It’s painful to see an aging loved one lose memories to dementia, but it’s a different kind of pain when you see them lose their grip of reality. As the disease progresses, many patients start to believe things that aren’t true: the police trying to track them down, a stranger in the house wanting to harm them, or you stealing from them or putting poison on their food. Paranoia.
When an elderly loved one falls into this pit of endless suspicions, caregiving becomes more difficult, not only because you see the effects of the disease in the flesh but also because you struggle not to take things personally. It’s important that as you help your loved one during this time, you don’t forget self-care either.
The Reason Behind the Suspicion
Delusions refer to beliefs in things that aren’t real. This symptom happens during the middle to late-stage dementia. Professionals from a nursing home in Davis County explain that what fuels this change in thinking is confusion and memory loss.
For instance, your relative may have forgotten where they put their eyeglasses, and so they may believe that someone stole it from them. Or, they may fail to remember the directions you told them, and so they may think that you’re trying to trick them. They could also forget that you’re the caregiver; that’s why they won’t take the meds you’re giving because you’re a stranger to them.
In other words, your loved one gets paranoid to express their sense of loss. They blame you and the others around you because they can’t think of a more rational explanation for it.
If your loved one is experiencing severe paranoia where they think their life is in danger, you have to see the doctor immediately. Often, physicians recommend non-drug interventions, like creating a calm home environment to reduce triggers. But if that doesn’t help, antipsychotic medications are prescribed.
Note though that these drugs may increase the risk for stroke, so you should be able to follow exactly your doctor’s instruction for use.

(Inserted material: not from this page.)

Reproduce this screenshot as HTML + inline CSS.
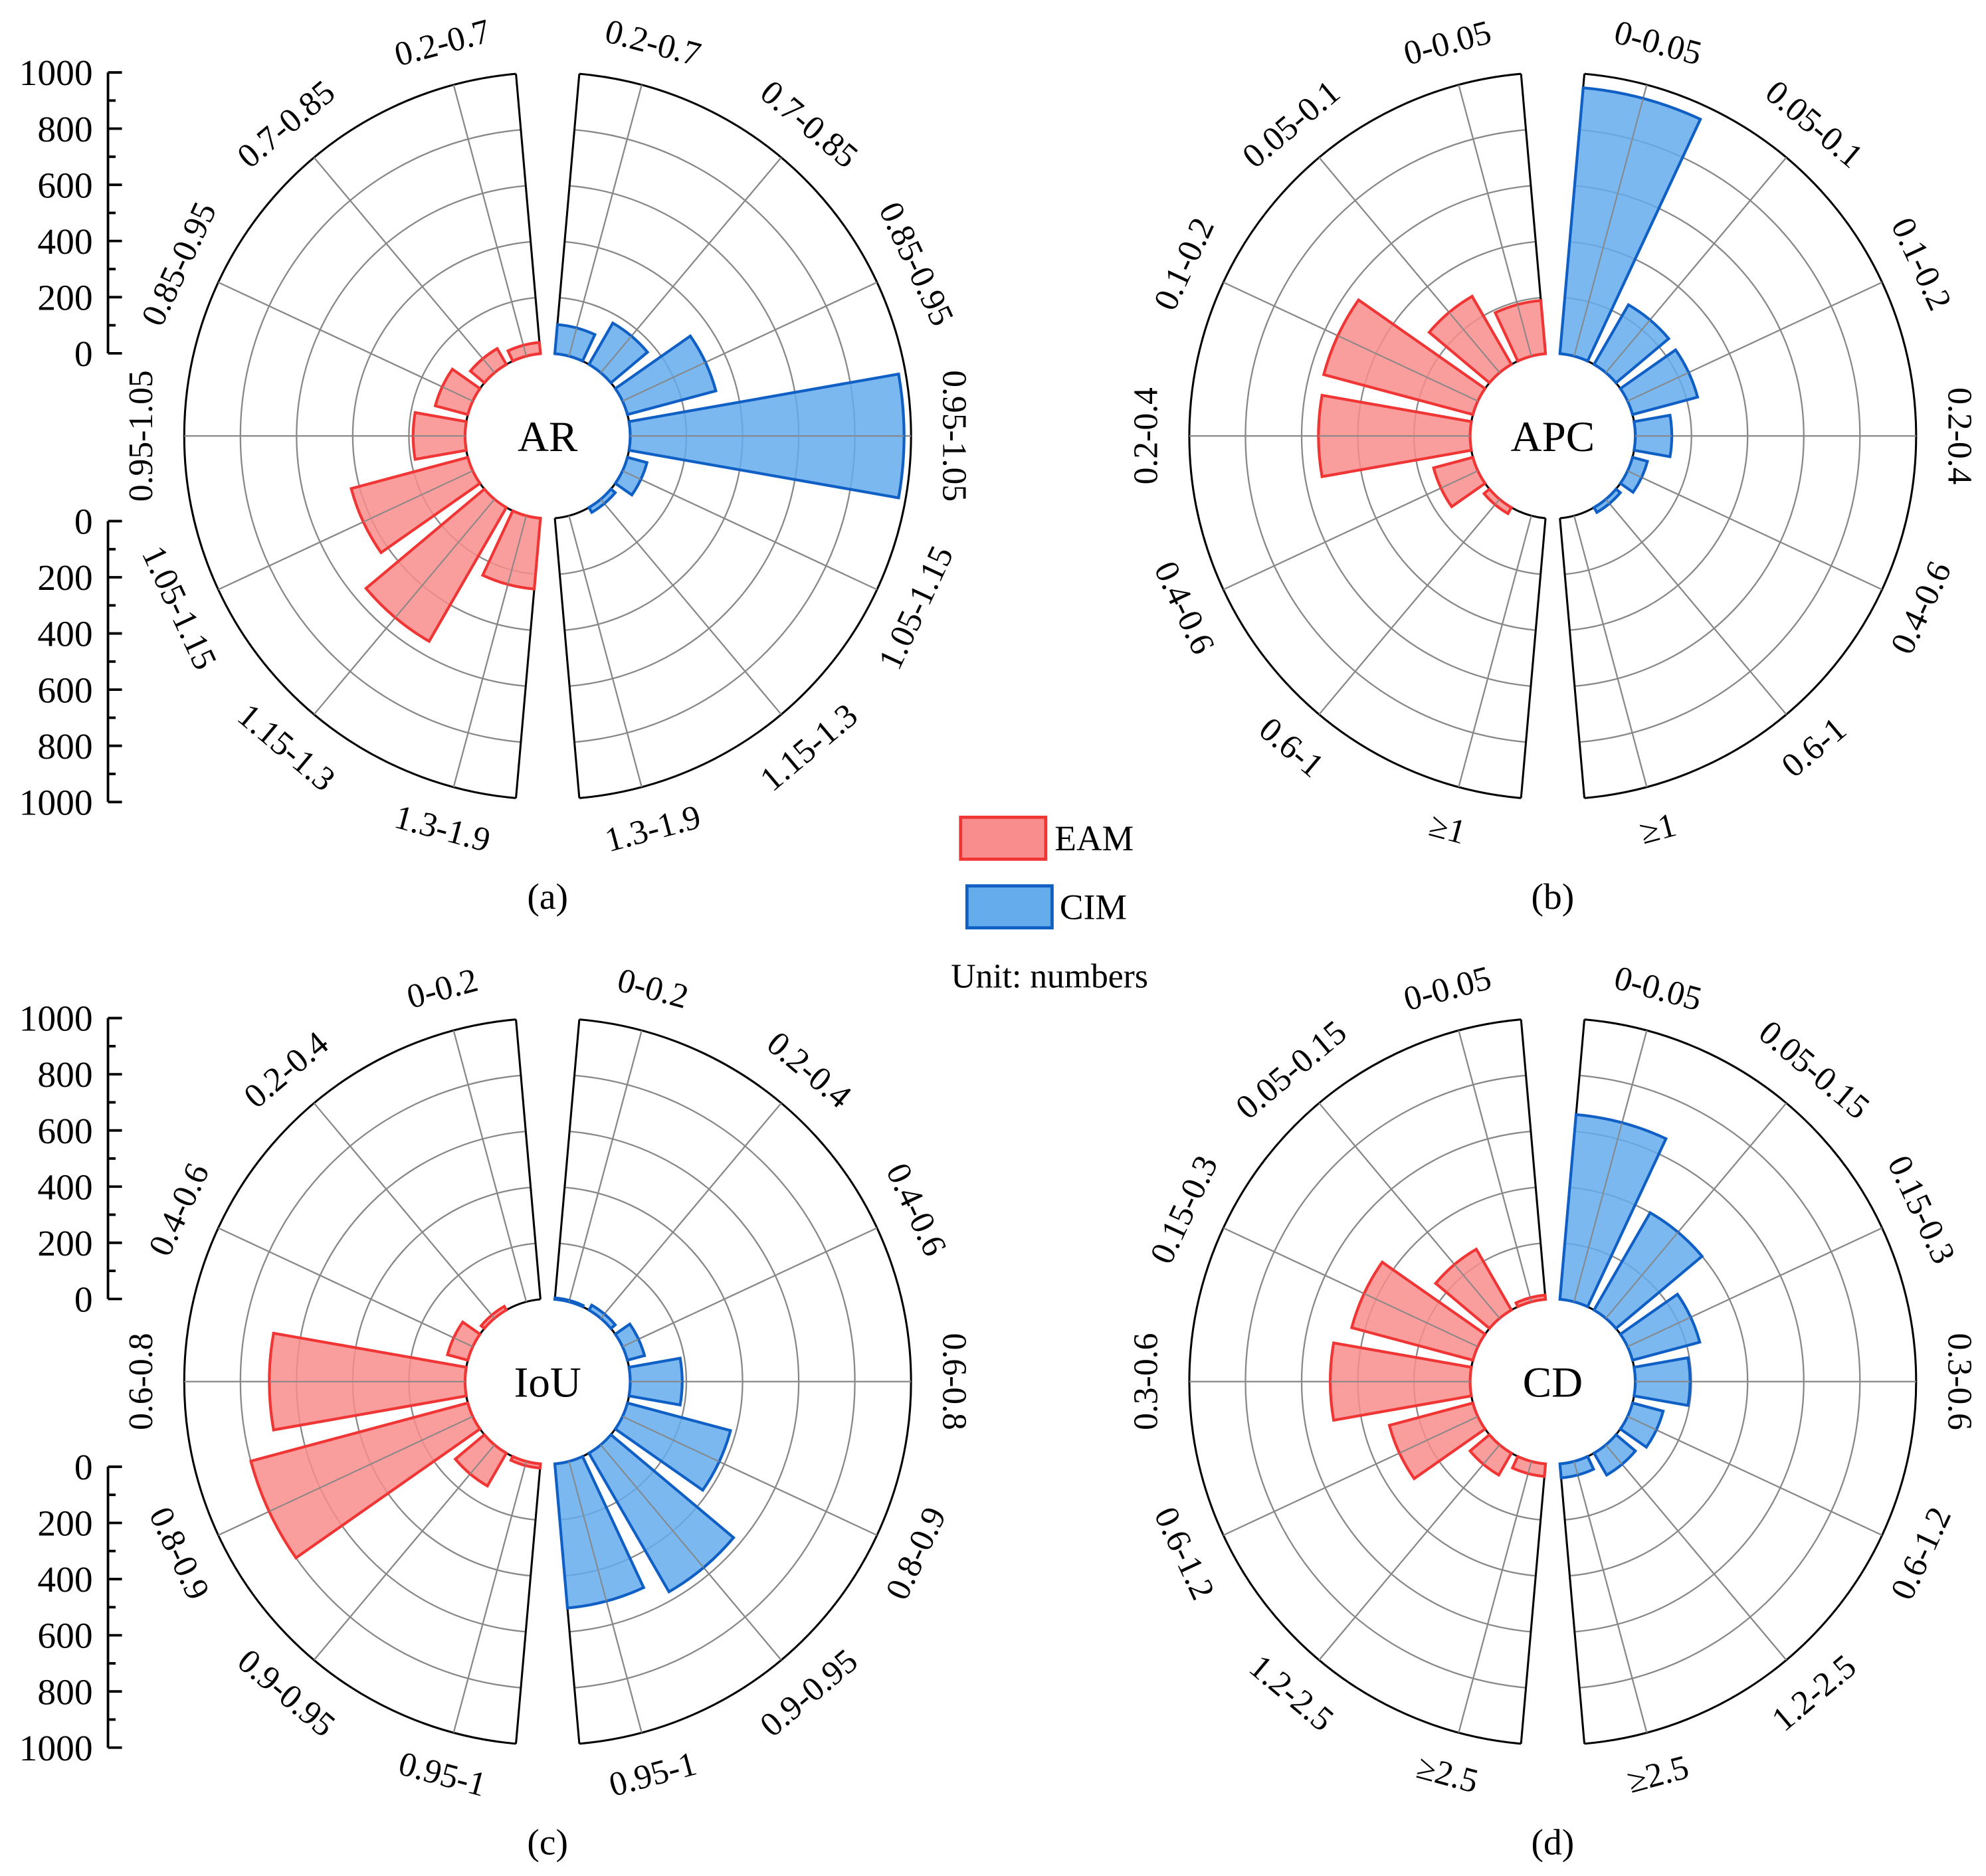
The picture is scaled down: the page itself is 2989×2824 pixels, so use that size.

As you try these medical interventions, don’t neglect to keep respectful communication with your loved one, too. Don’t try to argue with them. Give them simple answers to questions. Reassure them that they’re safe.
The Need for Caregiver Self-Care
As you take care of your loved one though, understand that self-care is equally important. You can’t help your loved one if you yourself are falling apart. And it’s easy to fall apart in these situations when you’re at the front line of seeing your loved one break down.
Be aware of the risk of falling into caregiver burnout. Be familiar with the symptoms. If you’ve been withdrawing yourself from friends and family, losing interest in hobbies you enjoyed before, feeling irritable always, and having trouble sleeping, you might need to take a rest from caregiving for a while.
Take advantage of respite care. Go on a vacation. Meditate near the beach or in the mountains. Reconnect with loved ones.
If the caregiving needs of your loved one have changed dramatically to the point of being unbearable, consider putting them in a nursing home. Ask your other relatives about it. Prepare to make that talk with your elderly loved one.
Is your loved one experiencing paranoia symptoms? Understand that it’s not them; it’s the disease. Help your loved one deal with it by helping first yourself cope with it.